Their Namm-1 immunotherapy — a dual combination of the chemotherapy drug doxorubicin and an immunotherapy known as 1-MT — can be employed against various cancers, including breast cancer, ovarian cancer and Kaposi’s sarcoma.
It is designed to kill certain cancer cells as well as mobilize the body’s immune system to wage war upon the rest.
“It causes cell death in a way that activates the immune system,” Stover said. “We don’t know of anyone else that has done this combination therapy. It’s a one-two punch. Each individually can hurt. Put ’em together and you knock it out.”
Raising capital
There are nearly a dozen biotech companies in Los Angeles County working on drug delivery platforms, but only Nammi has the combination of a vehicle-payload system and money to back its development, according to some observers in the local biotech community.
“They’ve got the brains. They have also raised a significant amount of money,” said Ahmed Enany, chief executive of SoCalBio. “So they’ve got the two main ingredients for the success of an emerging bioscience company: talent and money.”
While the science emerged from UCLA, it was company chairman Rice who opened up his Rolodex and lined up potential investors.
Rice and Stover, who is the Nammi’s chief executive, have embarked on an ambitious fundraising mission, giving presentations to woo investors and land the millions needed to launch the firm.
In addition to the $20 million Series A round, Nammi is also seeking to partner with a major pharmaceutical firm to assist with the cost of drug development and commercialization.

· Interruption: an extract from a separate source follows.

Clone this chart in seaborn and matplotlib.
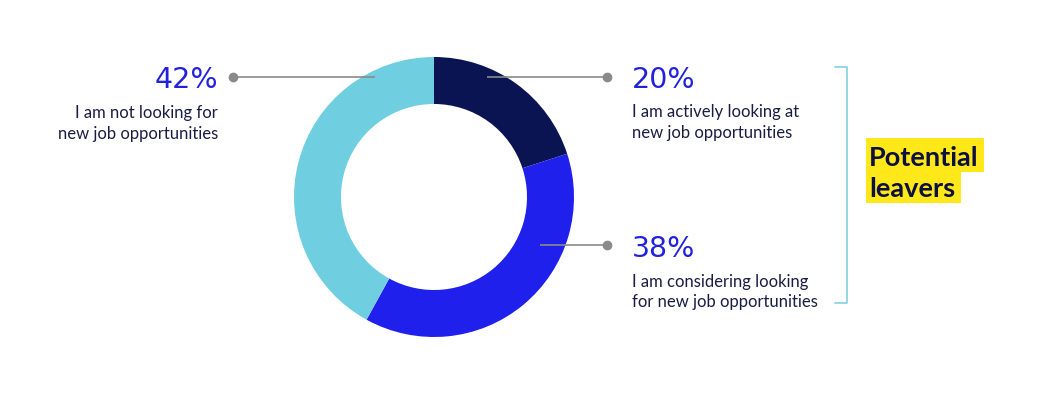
import matplotlib
matplotlib.use("Agg")
import matplotlib.pyplot as plt
from matplotlib.patches import Rectangle
import seaborn as sns

sns.set_theme(style="white")
plt.rcParams['font.family'] = ['Lato', 'DejaVu Sans']

# data
categories = ["I am actively looking at\nnew job opportunities",
              "I am considering looking\nfor new job opportunities",
              "I am not looking for\nnew job opportunities"]
values = [20, 38, 42]
pct_labels = ["20%", "38%", "42%"]
colors = ["#0b1452", "#2020ec", "#6fcfe1"]

W, H = 1044, 394
fig = plt.figure(figsize=(W / 100, H / 100), dpi=100)
ax = fig.add_axes([0, 0, 1, 1])

def Y(y):
    return H - y

cx, cy = 434, 197
ax.pie(values, colors=colors, startangle=90, counterclock=False,
       center=(cx, Y(cy)), radius=140,
       wedgeprops=dict(width=47, linewidth=0))

ax.set_xlim(0, W)
ax.set_ylim(0, H)
ax.set_aspect('equal')
ax.axis('off')

num_col = "#2222dd"
txt_col = "#1b1c45"
line_col = "#8a8a8a"

# leader lines with dots
leaders = [((487, 77), (607, 77)), ((540, 245), (607, 245)), ((375, 77), (233, 77))]
for (x0, y0), (x1, y1) in leaders:
    ax.plot([x0, x1], [Y(y0), Y(y1)], color=line_col, lw=1.2, solid_capstyle='butt')
    ax.plot([x1], [Y(y1)], 'o', color=line_col, ms=6)

# labels
label_x = [(632, 'left'), (632, 'left'), (218, 'right')]
num_base = [88, 257, 88]
body_base = [117, 287, 118]
for lab, pct, (x, ha), nb, bb in zip(categories, pct_labels, label_x, num_base, body_base):
    ax.text(x, Y(nb), pct, ha=ha, va='baseline', fontsize=20.5, color=num_col,
            family=['DejaVu Sans'])
    for i, line in enumerate(lab.split("\n")):
        ax.text(x, Y(bb + 20.5 * i), line, ha=ha, va='baseline', fontsize=12, color=txt_col)

# bracket
bc = "#86d0e2"
ax.plot([835, 847, 847, 835], [Y(67), Y(67), Y(303), Y(303)], color=bc, lw=1.2)

# Potential leavers highlight
yel = "#ffe81a"
ax.add_patch(Rectangle((866, Y(172)), 118, 34, facecolor=yel, edgecolor='none'))
ax.add_patch(Rectangle((866, Y(203)), 95, 31.5, facecolor=yel, edgecolor='none'))
for word, y in [("Potential", 166), ("leavers", 197)]:
    ax.text(869, Y(y), word, ha='left', va='baseline', fontsize=19.5, color="#0b1040",
            fontweight='bold')

fig.savefig("out.png", dpi=100, facecolor='white')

Funding is crucial because federal drug testing can cost hundreds of millions of dollars.
Nammi Therapeutics currently has three employees, but it is in the process of staffing up locally.
“It’s actually a great time in Los Angeles to start something,” Stover said. “There’s just a feeling that L.A. is ripe to become a real biotech hub with the right critical mass and the right experience and expertise.”